Thursday, November 6, 2008

Vaux populi

And now back to regularly scheduled programming....

It’s never occurred to me to look up the word vaux in a French dictionary. Calvert Vaux, who was English, pronounced it to rhyme with “fox” but the name surely stemmed from across the Channel. Did the Vauxs come over in 1066 and all that? Vaux in French seems to be plural for val, valley. Of course, I would prefer the translation vale, so much more Victorian, which brings me via circuitous route again to C. Vaux, the under-appreciated co-designer of the Central and Prospect Parks. Most of us now say "Olmsted and Vaux", but a few still suffer under Frederick Lawn Olmsted’s superior press, voluminous writings, and better facial hair. Vaux’s collected papers, which I once looked into at the NYPL (pronounced, you know, like “nipple”), barely fill a single archival box. He certainly deserves a higher reputation.
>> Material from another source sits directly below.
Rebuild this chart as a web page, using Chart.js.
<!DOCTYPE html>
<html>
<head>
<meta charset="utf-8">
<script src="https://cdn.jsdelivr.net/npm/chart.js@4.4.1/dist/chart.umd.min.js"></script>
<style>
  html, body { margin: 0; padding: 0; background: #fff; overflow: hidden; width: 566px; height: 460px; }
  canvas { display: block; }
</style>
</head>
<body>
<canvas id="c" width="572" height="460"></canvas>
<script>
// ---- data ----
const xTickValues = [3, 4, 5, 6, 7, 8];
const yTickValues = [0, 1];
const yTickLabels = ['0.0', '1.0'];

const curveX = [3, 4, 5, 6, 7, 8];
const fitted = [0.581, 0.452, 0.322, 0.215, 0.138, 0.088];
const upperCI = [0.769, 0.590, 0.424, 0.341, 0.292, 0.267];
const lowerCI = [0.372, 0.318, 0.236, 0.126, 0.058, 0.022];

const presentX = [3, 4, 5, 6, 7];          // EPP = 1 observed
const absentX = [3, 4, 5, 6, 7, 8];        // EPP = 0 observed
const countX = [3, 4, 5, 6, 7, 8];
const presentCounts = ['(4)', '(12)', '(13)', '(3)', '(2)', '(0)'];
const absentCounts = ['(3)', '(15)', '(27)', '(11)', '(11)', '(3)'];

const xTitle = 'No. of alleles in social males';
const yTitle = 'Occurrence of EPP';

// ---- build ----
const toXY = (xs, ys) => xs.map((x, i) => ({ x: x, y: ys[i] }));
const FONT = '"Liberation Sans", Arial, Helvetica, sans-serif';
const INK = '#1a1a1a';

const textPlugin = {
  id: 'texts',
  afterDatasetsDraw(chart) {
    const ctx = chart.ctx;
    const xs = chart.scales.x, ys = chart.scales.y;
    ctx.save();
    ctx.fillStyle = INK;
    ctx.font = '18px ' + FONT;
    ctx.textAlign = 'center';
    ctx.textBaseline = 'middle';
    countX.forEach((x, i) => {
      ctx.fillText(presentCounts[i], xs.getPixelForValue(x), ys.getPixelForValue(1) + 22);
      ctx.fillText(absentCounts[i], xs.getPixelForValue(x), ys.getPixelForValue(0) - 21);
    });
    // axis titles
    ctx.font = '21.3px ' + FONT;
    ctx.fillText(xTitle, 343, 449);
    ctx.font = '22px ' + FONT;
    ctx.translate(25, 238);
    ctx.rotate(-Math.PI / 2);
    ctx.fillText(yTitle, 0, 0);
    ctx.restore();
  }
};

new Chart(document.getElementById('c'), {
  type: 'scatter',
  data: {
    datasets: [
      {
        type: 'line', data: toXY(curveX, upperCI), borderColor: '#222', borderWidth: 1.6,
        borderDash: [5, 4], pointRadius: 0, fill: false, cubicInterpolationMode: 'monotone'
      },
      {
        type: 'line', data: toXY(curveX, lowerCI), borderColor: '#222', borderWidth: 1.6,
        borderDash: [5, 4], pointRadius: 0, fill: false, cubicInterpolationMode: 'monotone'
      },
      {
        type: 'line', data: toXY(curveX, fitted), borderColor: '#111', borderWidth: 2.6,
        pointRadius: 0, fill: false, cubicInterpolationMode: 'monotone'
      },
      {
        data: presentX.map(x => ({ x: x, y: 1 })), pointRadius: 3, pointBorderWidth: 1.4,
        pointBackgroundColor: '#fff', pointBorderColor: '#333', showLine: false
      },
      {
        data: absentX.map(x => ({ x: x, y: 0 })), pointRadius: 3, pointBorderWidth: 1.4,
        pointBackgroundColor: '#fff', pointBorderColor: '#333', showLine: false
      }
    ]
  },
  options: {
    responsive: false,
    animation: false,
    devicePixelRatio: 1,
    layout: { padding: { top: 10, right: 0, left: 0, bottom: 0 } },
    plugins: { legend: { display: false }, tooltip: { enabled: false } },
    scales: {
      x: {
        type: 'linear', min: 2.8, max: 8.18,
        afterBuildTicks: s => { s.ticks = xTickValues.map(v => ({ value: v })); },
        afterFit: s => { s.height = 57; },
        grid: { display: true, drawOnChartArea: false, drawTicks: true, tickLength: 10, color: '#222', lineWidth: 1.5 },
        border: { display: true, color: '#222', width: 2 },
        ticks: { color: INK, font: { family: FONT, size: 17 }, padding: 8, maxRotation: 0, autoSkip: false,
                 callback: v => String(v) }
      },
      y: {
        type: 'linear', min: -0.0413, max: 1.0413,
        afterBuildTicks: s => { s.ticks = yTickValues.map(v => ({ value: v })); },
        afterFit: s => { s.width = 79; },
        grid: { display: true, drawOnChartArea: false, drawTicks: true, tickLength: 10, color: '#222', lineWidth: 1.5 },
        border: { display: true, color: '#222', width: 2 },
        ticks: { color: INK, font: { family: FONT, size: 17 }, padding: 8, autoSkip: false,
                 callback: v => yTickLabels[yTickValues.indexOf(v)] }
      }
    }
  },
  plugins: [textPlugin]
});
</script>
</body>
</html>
But here’s the sad thing. On November 19, 1895, Calvert Vaux disappeared in the fog while taking a walk along Gravesend Bay. Was it an accident, something more nefarious, or just a long walk on a short pier? Nobody knows. It’s one of the Mysteries of Brooklyn. His drowned body was found three days later. A park down there – formerly Dreier-Offerman, named after a home for unwed mothers -- was renamed for him in 1998.

3 comments:

Emerson Merrick said...

disappearing in fog? unwed mothers? Victorian gardens? sounds like somebody should write a script.

amarilla said...

I understand Olmstead went insane, or maybe he was faking it to get into the sanitorium. It could go either way in the script.

M.Thew said...

Two guys arguing about landscaping? Sounds like a French film to me.